Splenomegaly is a common sign of malaria infection due to any species; however, its absence does not rule out malaria. Filled with red cells containing mature and growing parasites, spleen rapidly enlarges in acute malaria and feels soft. After repeated exposure, spleen becomes larger and firm to hard owing to fibrosis. A massive enlargement of the spleen, termed as hyperreactive malarial splenomegaly(HMS), is seen in about 10% of the residents living in malarious areas like Africa, SE Asia, Srilanka and some parts of India. It is commonly seen in older children and young adults; however, a few cases in young children have also been reported. An aberrant immune response to recurrent malarial infection resulting in polyclonal B cell activation by an unidentified malaria mitogen, unregulated production of immunoglobulin M, cryoglobulins and autoantibodies and reticuloendothelial cell hyperplasia are believed to cause HMS. It is often accompanied by lassitude, fever, weight loss and hepatomegaly. Rarely, cases with HMS can develop acute haemolysis, severe anemia and fever, which may be even fatal, and this has been termed as fulminant tropical splenomegaly syndrome.[108-113]

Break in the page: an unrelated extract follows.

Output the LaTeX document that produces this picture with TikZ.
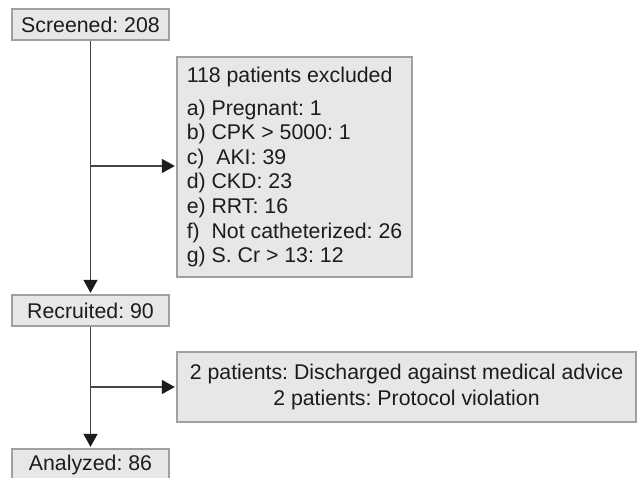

Complications such as splenitis, splenic infarction, abscess, haematoma formation, rupture, hypersplenism, ectopic spleen, torsion or cyst formation have also been reported. Rupture of the enlarged spleen, particularly in P. vivax malaria, manifests with acute abdominal pain, hypotension and anemia. Splenic infarction can occur very rarely in P. falciparum as well as P. vivax infections, manifesting with left upper abdominal pain that may radiate to the left shoulder.[114-120]

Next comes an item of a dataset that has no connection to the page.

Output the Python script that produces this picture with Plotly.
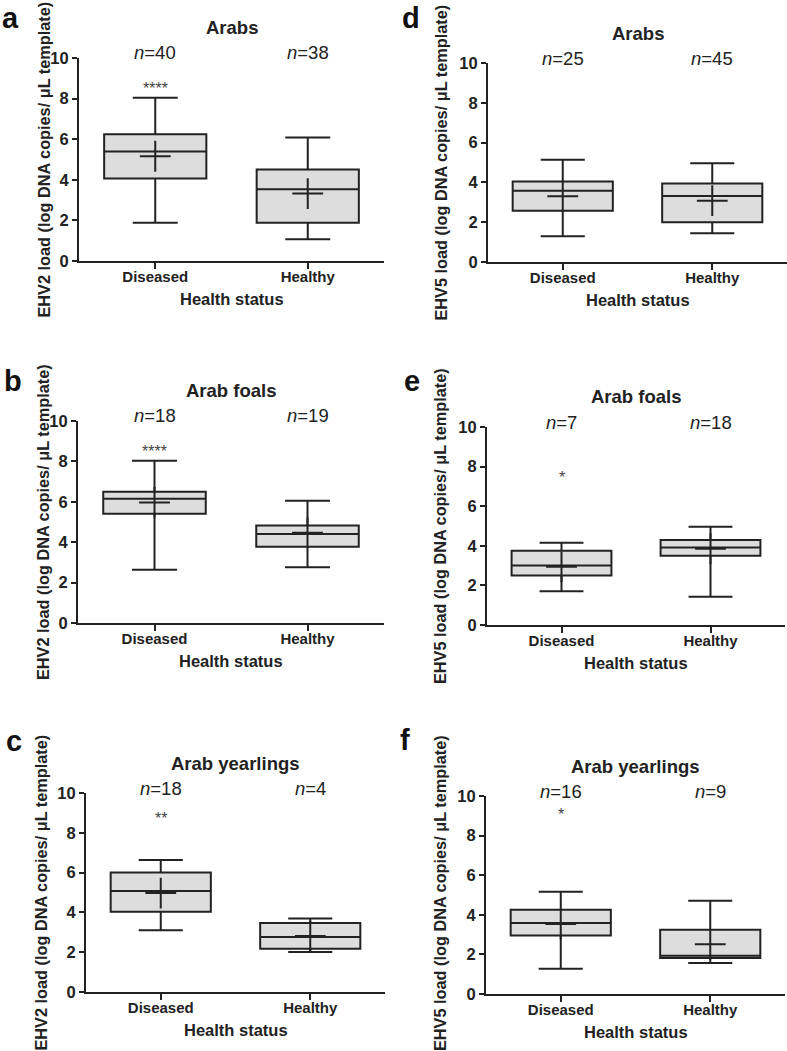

Certain unique retinal changes, first described in children with cerebral malaria, have now been validated as specific signs of cerebral malaria in both children and adults. Malarial retinopathy consists of retinal whitening affecting the macula, white or orange discoloration of retinal vessels in the peripheral fundus, retinal hemorrhages and papilledema; the first two of these abnormalities are specific to malaria, not seen in other ocular or systemic conditions. These changes are related to microvascular obstruction of severe falciparum malaria and correlate with disease severity and coma.[121,122]
Malaria not only manifests with many symptoms that are non-specific and akin to any infective disease, but also can increase the susceptibility to other bacterial infections, particularly in severe disease, pregnancy and children. Respiratory tract infections, urinary tract infections (following catheterization) and bacterial septicemia can occur in patients of malaria. Non-typhoidal Salmonella bacteremia can occur, particularly in children, probably due to the deranged gut wall defences due to sequestration of parasitized red cells in the splanchnic circulation that allow the enteric bacteria to gain access into the circulation. Considerable overlap between the manifestations of severe malaria and infections like pneumonia and meningitis can make the diagnosis and treatment difficult. Other mosquito borne diseases common in the tropics may also co-exist with malaria and rarely, opportunistic infections like Cryptococcal meningitis have also been reported. [29,48,123-127]
Thus, malaria can manifest with myriad symptoms and signs. Although atypical manifestations are more often reported in P. falciparum infections, no malaria can be an exception. Considering the fact that malaria is a multi-system disease, many of the above mentioned clinical features can occur in various combinations. Therefore, the treating clinician should be alert to the possibility of malaria in any clinical situation, particularly in the malaria endemic areas and while treating symptomatic travelers returning from malarious areas. A simple blood test to look for malaria parasites can be life saving.